L’Indépendant, le 26 avril 2018
Le projet STEP bénéficie du statut de « projet européen d’intérêt commun ». Cependant, il ne fait pas non plus l’unanimité au sein du parlement de l’Union.
Le 17 avril dernier, onze eurodéputés, parmi lesquels José Bové, Eva Joly, Yannick Jadot, Michèle Rivasi ou encore Marie-Pierre Vieu, ont envoyé un courrier au président Macron pour le sommer de « dire non au gazoduc pyrénéen ». « Coûts exorbitants et opaques, impact environnemental désastreux, contradiction manifeste avec les engagements pris à la COP21… les raisons d’abandonner une telle initiative ne manquent pas », estiment-ils.

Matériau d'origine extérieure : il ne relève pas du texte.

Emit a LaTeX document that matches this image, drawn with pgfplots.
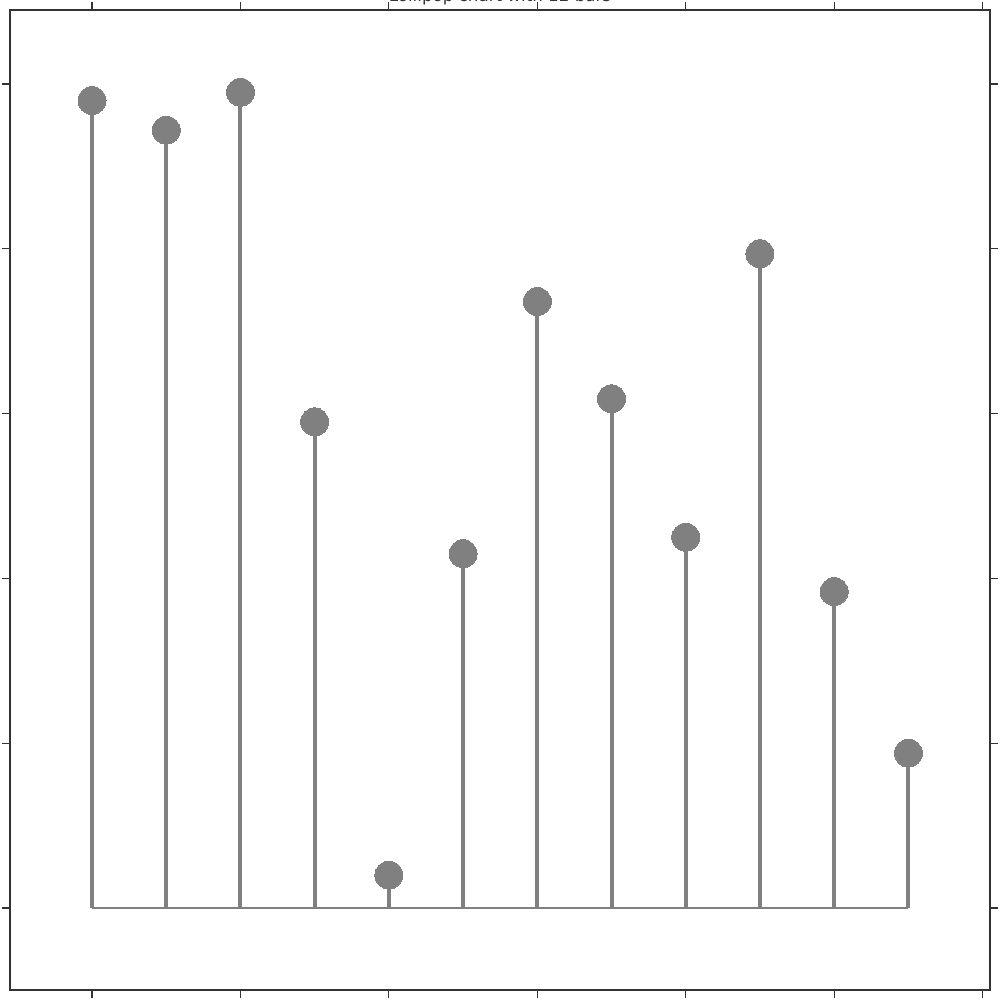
\documentclass[border=0pt]{standalone}
\usepackage{pgfplots}
\pgfplotsset{compat=1.18}
\usepackage{fontspec}
\setmainfont{DejaVu Sans}
\definecolor{stemc}{HTML}{808080}
\definecolor{framec}{HTML}{333333}
\begin{document}
\begin{tikzpicture}
\begin{axis}[
 scale only axis, width=980bp, height=980bp,
 xmin=-1.105, xmax=12.10, ymin=-0.4976, ymax=5.449,
 xtick={0,2,...,12}, ytick={0,...,5},
 xticklabels={}, yticklabels={},
 tick align=outside, major tick length=8bp,
 tick style={framec, line width=1.2bp},
 axis line style={framec, line width=2bp},
 clip=false,
]
\addplot[stemc, line width=2.8bp, mark=none] coordinates {(0,0)(11,0)};
\addplot[ycomb, stemc, line width=4bp, mark=none] coordinates {
(0,4.90)(1,4.72)(2,4.95)(3,2.95)(4,0.20)(5,2.15)(6,3.68)(7,3.09)(8,2.25)(9,3.97)(10,1.92)(11,0.94)};
\addplot[only marks, mark=*, mark size=14bp, mark options={fill=stemc, draw=stemc, line width=0bp}] coordinates {
(0,4.90)(1,4.72)(2,4.95)(3,2.95)(4,0.20)(5,2.15)(6,3.68)(7,3.09)(8,2.25)(9,3.97)(10,1.92)(11,0.94)};
\node[anchor=base, font=\fontsize{16.7bp}{20bp}\selectfont, text=framec] at (rel axis cs:0.5,1) [yshift=8.3bp] {Lollipop chart with 12 bars};
\coordinate (SW) at (rel axis cs:0,0);
\coordinate (NE) at (rel axis cs:1,1);
\end{axis}
\pgfresetboundingbox
\path ([shift={(-10bp,-10bp)}]SW) rectangle ([shift={(10bp,10bp)}]NE);
\end{tikzpicture}
\end{document}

À la suite de la divulgation du rapport Pöyry, la députée communiste de la circonscription Sud-Ouest (dont dépendent les P.-O. et l’Aude), Marie-Pierre Vieu, en a remis une couche : « Les seules hypothèses qui pourraient assurer un retour sur investissement à hauteur de l’engagement, seraient, selon le cabinet, une condition de facteurs très peu probable. Porté par le commissaire européen espagnol proche des lobbies des hydrocarbures Miguel Arias Cañete, ce projet est une absurdité économique qui ne vise qu’à soutenir l’industrie du gaz espagnole et française ».